If there’s an argument, it should be about advancing our craft with system making, because our weakness with games is basically our weakness at making them. We’re not habituated at knowing how complex non-linear systems will play out, just as most people don’t learn quarternion mathematics. Games are going to be more powerful modes of explanation, but not yet. It takes a lot of time and effort to, in a game sense, do something really banal like make a man walk down a street. We forget how much time we spent making up and advancing our use of words. Reflect on how easily I make my man turn down an alley, light a cigarette, and shoot himself in the head. Try making that vignette into a game using less than 100 keystrokes.

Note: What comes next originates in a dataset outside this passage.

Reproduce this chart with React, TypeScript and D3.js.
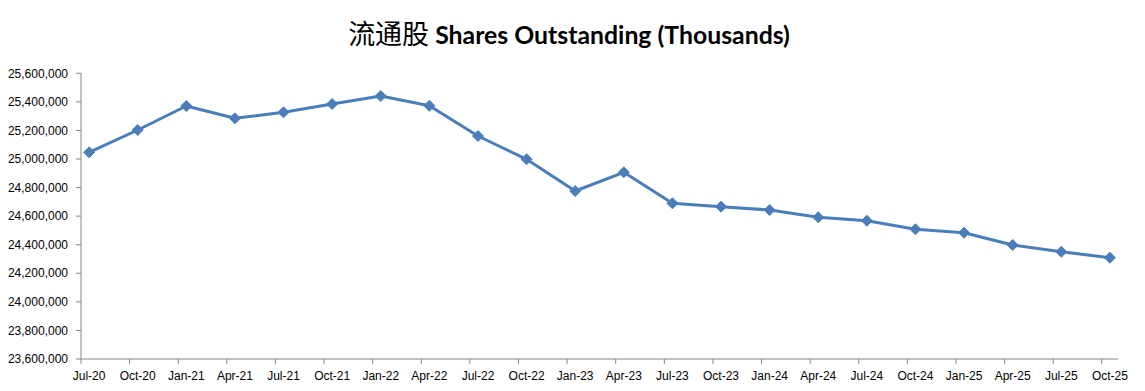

It’s late and I don’t want to get into all the aspects of this, but just illuminate it a little. Hopefully you get the picture.
-Klaude Thomas
January 11th, 2008 at 9:01 am
Klaude, thanks for the thoughtful response. Have you written up a fuller treatment of these ideas anywhere?
There are also some responses on Hite’s blog, including his thoughts on Leavenworth’s riposte (“so another beautiful example of theory founders on the foam boulders of experience”) and a few questions and thoughts from his readers. I’ll be keeping tabs on the conversation there, as well as any that develop on Costikyan’s blog, Czege’s blog, or the Yog-Sothoth forums.